EXERCISE GOAL: Open with the line that has "Generate a Python"; close with the line that has "import plotly.graph_objects as go". Retype those lines exactly, images excluded.

****************

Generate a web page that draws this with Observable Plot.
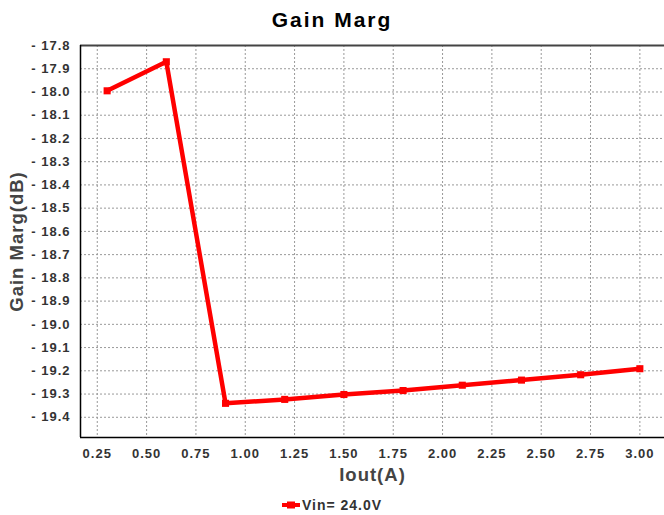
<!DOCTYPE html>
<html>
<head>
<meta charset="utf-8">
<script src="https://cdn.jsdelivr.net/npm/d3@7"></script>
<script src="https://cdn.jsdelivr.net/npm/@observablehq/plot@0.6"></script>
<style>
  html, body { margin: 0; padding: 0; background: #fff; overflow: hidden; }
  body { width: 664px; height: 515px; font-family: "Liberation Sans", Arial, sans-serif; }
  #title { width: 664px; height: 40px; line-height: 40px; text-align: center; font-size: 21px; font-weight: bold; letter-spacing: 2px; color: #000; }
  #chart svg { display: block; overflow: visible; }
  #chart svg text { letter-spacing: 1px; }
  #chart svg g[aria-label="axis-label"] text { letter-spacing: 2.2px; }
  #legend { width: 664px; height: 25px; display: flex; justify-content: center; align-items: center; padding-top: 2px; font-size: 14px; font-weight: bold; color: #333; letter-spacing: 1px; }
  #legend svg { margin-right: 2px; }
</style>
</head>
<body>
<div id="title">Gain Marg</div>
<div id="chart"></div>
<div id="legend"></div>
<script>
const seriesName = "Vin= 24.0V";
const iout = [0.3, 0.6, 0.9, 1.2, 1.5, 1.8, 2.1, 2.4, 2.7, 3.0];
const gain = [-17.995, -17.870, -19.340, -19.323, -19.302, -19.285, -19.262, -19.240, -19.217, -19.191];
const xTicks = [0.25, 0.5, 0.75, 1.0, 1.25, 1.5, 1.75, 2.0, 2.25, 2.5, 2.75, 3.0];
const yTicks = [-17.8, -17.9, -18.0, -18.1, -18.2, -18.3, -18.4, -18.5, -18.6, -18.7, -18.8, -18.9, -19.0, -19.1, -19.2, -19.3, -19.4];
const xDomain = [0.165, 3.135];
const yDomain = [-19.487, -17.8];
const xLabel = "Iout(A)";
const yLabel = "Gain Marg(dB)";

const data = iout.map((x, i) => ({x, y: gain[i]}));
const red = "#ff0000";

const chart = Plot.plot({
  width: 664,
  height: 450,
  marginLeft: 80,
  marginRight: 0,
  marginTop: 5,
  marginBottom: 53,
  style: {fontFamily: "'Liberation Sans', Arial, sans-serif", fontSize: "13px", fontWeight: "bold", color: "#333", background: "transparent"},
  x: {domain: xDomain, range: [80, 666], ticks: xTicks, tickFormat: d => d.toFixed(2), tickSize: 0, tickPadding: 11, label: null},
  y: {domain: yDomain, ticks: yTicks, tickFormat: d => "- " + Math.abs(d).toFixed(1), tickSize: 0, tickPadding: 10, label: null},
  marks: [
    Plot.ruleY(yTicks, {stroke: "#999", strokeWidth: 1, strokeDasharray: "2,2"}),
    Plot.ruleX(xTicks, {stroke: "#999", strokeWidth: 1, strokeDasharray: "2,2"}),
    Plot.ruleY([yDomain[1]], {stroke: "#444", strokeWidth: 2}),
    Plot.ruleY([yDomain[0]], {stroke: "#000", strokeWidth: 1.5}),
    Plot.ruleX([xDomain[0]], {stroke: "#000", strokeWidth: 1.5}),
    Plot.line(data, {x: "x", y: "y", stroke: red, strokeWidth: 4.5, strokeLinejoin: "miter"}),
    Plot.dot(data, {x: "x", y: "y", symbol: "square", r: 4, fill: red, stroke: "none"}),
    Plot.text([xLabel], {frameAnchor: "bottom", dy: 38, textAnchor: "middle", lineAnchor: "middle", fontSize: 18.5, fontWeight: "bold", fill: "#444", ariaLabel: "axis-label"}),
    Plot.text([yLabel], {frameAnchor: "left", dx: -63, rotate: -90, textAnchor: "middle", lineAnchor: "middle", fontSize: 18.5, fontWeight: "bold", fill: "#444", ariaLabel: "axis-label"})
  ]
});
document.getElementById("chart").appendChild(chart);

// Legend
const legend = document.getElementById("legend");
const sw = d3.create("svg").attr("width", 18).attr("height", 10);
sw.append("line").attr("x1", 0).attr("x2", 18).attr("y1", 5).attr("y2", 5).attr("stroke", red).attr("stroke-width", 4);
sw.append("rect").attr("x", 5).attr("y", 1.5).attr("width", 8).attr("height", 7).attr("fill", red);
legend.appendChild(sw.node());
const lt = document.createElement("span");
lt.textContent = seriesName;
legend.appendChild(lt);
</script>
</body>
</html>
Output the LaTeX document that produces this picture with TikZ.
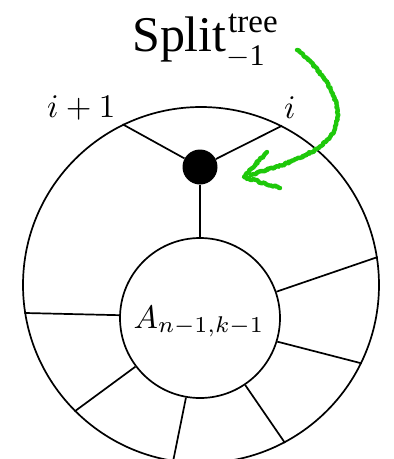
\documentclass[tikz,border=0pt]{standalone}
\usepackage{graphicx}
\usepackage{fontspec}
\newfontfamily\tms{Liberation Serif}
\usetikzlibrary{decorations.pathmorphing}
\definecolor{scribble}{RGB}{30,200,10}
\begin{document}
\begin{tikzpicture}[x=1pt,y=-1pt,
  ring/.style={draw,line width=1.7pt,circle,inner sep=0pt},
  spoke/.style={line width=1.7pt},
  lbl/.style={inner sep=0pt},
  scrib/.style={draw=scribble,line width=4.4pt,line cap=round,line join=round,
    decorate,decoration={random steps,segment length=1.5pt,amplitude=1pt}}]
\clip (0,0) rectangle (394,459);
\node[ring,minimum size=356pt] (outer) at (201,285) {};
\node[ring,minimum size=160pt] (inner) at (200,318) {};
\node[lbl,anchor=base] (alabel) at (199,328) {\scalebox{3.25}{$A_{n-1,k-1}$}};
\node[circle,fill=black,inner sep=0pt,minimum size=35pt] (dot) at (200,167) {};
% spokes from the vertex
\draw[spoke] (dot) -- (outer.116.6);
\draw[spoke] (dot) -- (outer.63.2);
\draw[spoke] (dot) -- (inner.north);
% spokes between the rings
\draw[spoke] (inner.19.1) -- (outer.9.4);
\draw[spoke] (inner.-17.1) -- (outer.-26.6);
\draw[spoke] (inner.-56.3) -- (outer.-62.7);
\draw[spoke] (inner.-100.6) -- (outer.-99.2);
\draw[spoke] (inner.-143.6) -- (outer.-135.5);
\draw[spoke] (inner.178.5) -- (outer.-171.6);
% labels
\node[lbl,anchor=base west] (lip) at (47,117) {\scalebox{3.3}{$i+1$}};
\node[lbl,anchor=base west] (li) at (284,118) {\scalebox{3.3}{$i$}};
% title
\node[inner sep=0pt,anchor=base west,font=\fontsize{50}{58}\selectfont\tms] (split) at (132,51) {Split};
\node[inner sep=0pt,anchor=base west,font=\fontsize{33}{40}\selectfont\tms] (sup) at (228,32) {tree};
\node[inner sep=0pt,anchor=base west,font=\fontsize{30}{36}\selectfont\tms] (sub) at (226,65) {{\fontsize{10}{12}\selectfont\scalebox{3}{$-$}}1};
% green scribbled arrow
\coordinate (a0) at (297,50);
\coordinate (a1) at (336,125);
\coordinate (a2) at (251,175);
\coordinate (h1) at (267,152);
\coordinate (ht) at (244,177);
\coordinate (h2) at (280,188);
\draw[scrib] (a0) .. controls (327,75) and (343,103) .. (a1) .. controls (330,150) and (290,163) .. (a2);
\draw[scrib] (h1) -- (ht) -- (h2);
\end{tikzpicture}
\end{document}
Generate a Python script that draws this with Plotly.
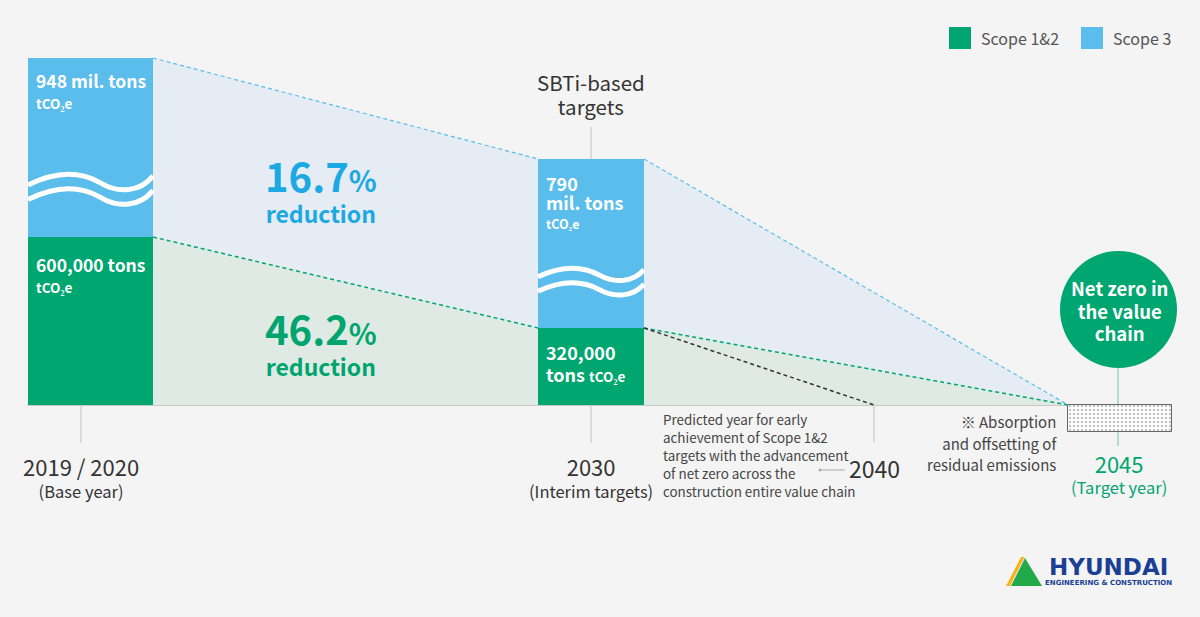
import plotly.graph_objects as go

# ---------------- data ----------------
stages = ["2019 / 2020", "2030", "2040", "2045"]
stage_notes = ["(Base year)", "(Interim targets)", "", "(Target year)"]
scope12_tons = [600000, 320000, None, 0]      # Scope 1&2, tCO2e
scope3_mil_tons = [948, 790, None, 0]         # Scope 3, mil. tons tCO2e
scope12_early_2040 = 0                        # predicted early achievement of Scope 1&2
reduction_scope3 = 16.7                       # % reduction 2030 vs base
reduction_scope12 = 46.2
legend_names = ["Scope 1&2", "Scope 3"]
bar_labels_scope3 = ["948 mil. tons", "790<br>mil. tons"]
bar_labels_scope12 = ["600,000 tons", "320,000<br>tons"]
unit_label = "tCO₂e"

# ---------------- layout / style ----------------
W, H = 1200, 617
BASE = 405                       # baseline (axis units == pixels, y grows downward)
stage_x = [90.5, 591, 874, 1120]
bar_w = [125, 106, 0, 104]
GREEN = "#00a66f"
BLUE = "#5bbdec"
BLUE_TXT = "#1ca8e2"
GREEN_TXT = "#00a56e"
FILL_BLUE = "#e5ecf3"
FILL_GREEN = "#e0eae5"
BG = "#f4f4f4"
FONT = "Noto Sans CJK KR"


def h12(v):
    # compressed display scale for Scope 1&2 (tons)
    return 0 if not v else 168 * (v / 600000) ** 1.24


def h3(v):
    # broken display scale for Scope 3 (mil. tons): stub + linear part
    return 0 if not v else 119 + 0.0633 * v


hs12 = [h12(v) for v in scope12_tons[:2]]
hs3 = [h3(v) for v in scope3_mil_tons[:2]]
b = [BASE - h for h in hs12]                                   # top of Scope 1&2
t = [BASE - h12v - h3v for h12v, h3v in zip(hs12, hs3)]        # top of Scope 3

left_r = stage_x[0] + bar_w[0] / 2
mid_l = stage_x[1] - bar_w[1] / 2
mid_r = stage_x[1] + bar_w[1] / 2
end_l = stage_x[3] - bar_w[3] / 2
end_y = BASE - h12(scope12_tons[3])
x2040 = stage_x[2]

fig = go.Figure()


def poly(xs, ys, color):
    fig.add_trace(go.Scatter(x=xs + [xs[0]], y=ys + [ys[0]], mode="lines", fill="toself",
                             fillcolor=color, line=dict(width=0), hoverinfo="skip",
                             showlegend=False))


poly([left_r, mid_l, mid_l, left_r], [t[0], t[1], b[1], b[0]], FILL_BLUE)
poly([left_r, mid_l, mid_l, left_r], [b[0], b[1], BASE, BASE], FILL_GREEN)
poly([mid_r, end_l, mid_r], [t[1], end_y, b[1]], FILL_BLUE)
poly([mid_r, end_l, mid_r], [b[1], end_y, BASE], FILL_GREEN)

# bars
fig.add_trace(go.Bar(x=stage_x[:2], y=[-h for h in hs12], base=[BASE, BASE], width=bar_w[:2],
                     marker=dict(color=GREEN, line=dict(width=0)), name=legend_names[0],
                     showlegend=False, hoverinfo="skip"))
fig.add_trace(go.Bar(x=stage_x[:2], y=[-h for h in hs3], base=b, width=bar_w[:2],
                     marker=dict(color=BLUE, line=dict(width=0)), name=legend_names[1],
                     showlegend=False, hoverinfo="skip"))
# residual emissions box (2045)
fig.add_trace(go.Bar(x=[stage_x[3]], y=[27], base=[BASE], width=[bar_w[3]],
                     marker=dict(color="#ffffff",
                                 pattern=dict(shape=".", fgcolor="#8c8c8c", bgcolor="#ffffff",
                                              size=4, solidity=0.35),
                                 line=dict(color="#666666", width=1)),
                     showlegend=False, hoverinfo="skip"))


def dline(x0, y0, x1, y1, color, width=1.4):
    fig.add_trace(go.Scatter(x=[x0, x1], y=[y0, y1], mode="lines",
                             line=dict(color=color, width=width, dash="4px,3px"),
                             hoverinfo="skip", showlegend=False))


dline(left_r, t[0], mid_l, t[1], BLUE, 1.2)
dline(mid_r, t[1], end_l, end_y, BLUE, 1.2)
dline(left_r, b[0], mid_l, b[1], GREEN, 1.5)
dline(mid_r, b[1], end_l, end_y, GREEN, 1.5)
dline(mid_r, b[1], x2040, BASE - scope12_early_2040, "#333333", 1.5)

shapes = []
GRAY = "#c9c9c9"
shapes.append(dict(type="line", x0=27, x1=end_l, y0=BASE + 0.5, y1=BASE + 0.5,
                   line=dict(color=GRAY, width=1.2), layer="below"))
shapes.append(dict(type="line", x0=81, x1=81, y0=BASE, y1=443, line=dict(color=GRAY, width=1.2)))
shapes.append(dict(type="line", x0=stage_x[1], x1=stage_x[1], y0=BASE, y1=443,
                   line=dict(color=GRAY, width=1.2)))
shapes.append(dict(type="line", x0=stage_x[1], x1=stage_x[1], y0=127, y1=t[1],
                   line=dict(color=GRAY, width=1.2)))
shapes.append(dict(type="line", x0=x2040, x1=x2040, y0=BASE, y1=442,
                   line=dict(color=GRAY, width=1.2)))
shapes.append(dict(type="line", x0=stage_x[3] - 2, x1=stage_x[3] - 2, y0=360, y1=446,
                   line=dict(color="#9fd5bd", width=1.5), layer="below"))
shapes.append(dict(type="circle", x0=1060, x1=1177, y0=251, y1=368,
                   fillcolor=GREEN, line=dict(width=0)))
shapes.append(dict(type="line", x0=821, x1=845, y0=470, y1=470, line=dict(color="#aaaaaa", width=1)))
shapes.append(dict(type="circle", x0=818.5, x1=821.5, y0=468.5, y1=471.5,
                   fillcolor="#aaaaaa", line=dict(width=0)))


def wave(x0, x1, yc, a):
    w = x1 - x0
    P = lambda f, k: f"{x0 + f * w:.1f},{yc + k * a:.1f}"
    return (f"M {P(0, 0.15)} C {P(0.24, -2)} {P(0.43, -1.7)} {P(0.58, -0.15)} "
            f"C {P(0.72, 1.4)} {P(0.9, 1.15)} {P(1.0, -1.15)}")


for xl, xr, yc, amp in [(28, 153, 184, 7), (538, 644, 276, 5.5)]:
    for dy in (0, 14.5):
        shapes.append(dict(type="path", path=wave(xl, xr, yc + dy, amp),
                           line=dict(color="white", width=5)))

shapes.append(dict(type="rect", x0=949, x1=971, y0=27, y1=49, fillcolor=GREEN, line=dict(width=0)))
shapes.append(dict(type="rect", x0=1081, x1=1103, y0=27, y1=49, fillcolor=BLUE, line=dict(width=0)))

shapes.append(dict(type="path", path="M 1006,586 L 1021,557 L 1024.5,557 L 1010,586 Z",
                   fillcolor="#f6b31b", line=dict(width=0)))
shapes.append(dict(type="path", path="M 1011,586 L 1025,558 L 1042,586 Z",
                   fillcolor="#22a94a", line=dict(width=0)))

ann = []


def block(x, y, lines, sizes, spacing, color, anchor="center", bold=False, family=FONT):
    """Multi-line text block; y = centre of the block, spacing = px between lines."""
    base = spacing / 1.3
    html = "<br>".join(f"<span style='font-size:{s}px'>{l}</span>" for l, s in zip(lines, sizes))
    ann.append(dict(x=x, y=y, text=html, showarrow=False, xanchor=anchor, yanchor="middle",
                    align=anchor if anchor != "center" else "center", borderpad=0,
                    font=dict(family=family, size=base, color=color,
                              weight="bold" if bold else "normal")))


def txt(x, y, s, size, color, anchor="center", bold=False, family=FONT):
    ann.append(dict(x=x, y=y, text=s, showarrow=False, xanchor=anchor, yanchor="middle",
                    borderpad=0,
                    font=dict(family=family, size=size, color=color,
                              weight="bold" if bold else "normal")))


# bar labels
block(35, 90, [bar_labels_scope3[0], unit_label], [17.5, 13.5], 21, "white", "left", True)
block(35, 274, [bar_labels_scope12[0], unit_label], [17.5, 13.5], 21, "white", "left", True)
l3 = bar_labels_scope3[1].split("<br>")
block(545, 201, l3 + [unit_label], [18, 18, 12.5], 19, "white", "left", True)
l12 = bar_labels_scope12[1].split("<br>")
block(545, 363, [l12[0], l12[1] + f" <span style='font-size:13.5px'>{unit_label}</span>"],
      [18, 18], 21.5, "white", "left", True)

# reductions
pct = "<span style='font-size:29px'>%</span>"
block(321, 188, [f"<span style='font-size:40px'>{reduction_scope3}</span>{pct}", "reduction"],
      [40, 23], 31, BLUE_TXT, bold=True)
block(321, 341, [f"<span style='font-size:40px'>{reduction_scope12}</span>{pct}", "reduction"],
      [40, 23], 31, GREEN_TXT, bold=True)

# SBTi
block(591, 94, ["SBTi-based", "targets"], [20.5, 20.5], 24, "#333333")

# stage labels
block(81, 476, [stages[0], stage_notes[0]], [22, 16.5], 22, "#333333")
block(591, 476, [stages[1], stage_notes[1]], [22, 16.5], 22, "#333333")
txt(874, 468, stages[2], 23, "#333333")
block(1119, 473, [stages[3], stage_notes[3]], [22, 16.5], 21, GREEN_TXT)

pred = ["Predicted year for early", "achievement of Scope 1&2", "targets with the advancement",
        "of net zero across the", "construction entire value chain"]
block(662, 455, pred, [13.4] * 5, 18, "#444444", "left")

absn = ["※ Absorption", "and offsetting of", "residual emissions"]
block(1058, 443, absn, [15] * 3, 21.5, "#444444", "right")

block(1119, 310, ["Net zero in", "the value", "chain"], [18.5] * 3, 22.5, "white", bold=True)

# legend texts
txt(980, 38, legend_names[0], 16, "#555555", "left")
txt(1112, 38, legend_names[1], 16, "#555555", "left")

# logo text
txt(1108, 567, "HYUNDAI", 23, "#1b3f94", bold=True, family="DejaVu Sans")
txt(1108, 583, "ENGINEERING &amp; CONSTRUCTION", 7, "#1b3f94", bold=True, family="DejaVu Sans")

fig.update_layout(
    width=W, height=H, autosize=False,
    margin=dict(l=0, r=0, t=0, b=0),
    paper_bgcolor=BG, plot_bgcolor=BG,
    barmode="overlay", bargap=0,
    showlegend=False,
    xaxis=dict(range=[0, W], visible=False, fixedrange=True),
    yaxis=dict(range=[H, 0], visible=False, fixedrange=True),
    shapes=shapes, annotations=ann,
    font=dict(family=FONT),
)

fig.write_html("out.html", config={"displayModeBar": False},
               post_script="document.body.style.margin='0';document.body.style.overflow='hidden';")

****************

ANSWER:
Generate a Python script that draws this with Plotly.
import plotly.graph_objects as go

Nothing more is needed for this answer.